NSF grant to research Artificial Intelligence-Enhanced Cybersecurity

The intersection of artificial intelligence (AI) and cybersecurity is emerging as an important field to ensure the integrity of economic and critical infrastructure. Industry and government need more people with training in both AI and cybersecurity. Courses and workshops are being developed to meet this need, but there is no published work addressing the content that should be taught and how to teach that content in order to develop the needed workforce at this intersection.

Over the next two years, Associate Professor Dr. Brent Lagesse (picture to the right) in collaboration with Associate Professor Dr. Colleen Lewis from the University of Illinois at Urbana-Champaign will use $300,000 National Science Foundation (NSF) grant funding to research their project “Artificial Intelligence-Enhanced Cybersecurity: Workforce Needs and Barriers to Learning.”

Artificial intelligence to improve security

Cybersecurity is an enormous field that spans an entire lifecycle of software including design, implementation, deployment, and operations. “Within all segments of the lifecycle, there are opportunities to improve security, but frequently practitioners have neither the time nor resources to do any more than they are already doing,” Dr. Lagesse said.

“Given the constraints on time and resources, the goal of AI-enhanced cybersecurity is to help practitioners be able to do more to secure their systems. For example, many of these tools are designed to help filter out irrelevant noise and assist practitioners with identifying real problems that they can solve to make systems more secure.”

The project will create and disseminate an AI-enhanced cybersecurity course and contribute new knowledge at the intersection of AI, cybersecurity, and education.

Identifying workforce needs

There is a gap in society’s understanding of how to prepare the workforce to apply AI to problems in cybersecurity.

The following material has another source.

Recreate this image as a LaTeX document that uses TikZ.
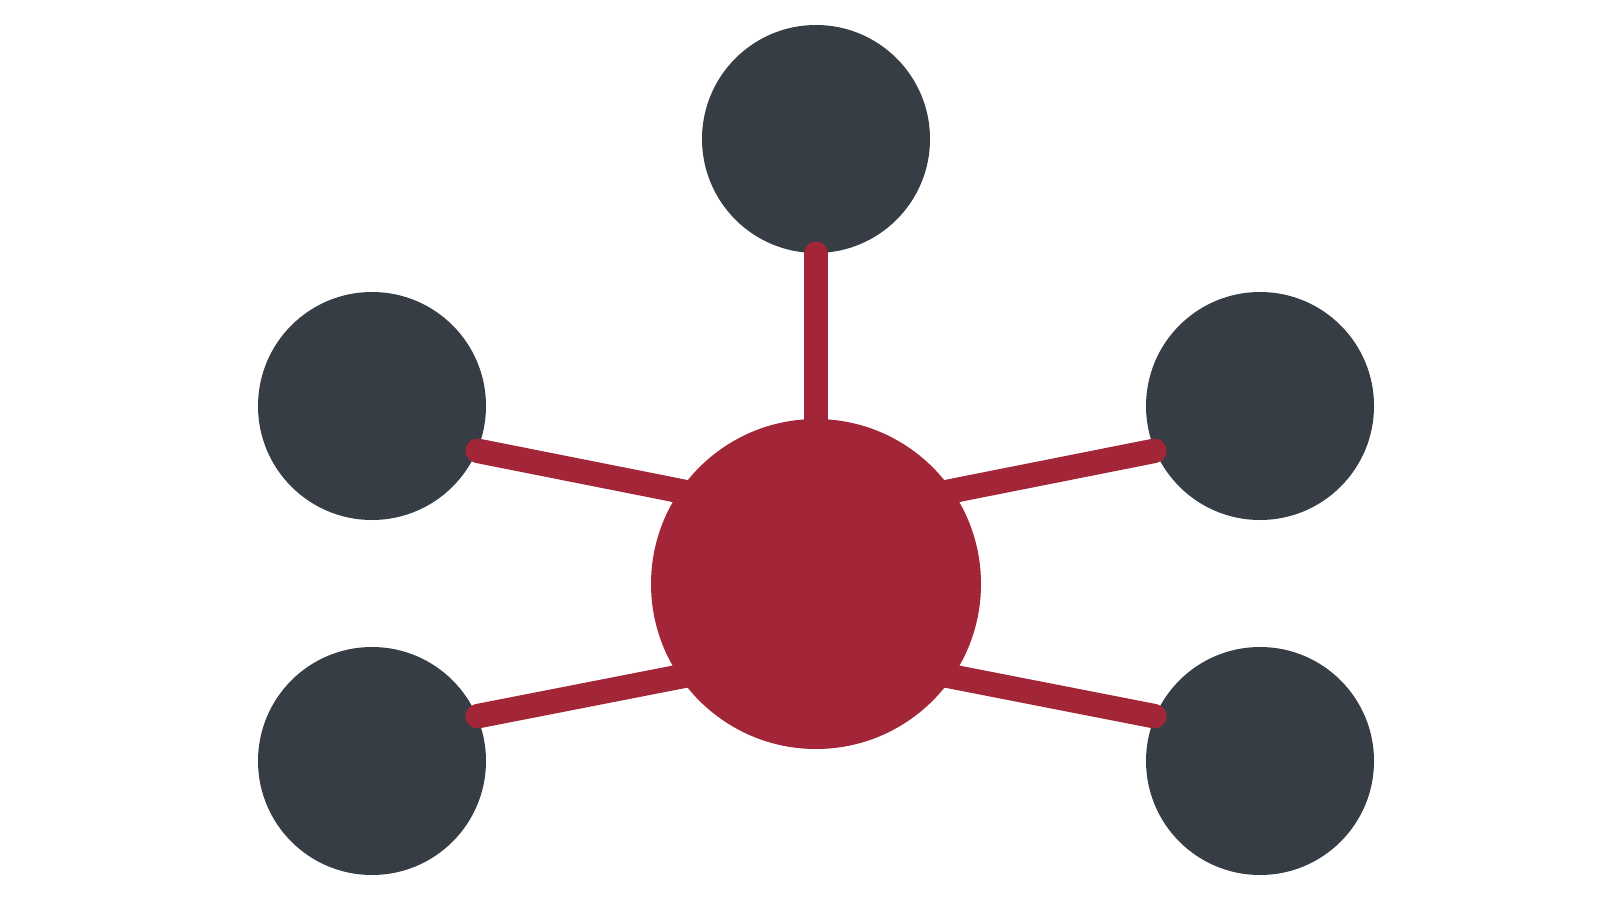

Together they will work to identify workforce needs and develop solutions to learning barriers that could prevent broad participation in AI-enhanced cybersecurity.

To identify workforce needs in AI-enhanced cybersecurity researchers will conduct interviews with industry experts and novices. This will drive the development of a course and the identification of gaps in existing cybersecurity curriculum frameworks. The hands-on course will serve as a testbed to identify key conceptual challenges, prerequisites, and compelling examples of AI-enhanced cybersecurity.

Broadening participation

Researchers seek to identify opportunities to increase participation at the intersection of AI and cybersecurity. Better understanding how computing majors perceive courses and careers in AI, cybersecurity, and where the two overlap can inform efforts to broaden participation in AI-enhanced cybersecurity.

This interdisciplinary collaboration better prepares the principal investigators and research students to engage in education research at the intersection of AI and cybersecurity. Students at the University of Washington Bothell will develop crucial skills in AI-enhanced cybersecurity courses to better prepare them to join the workforce.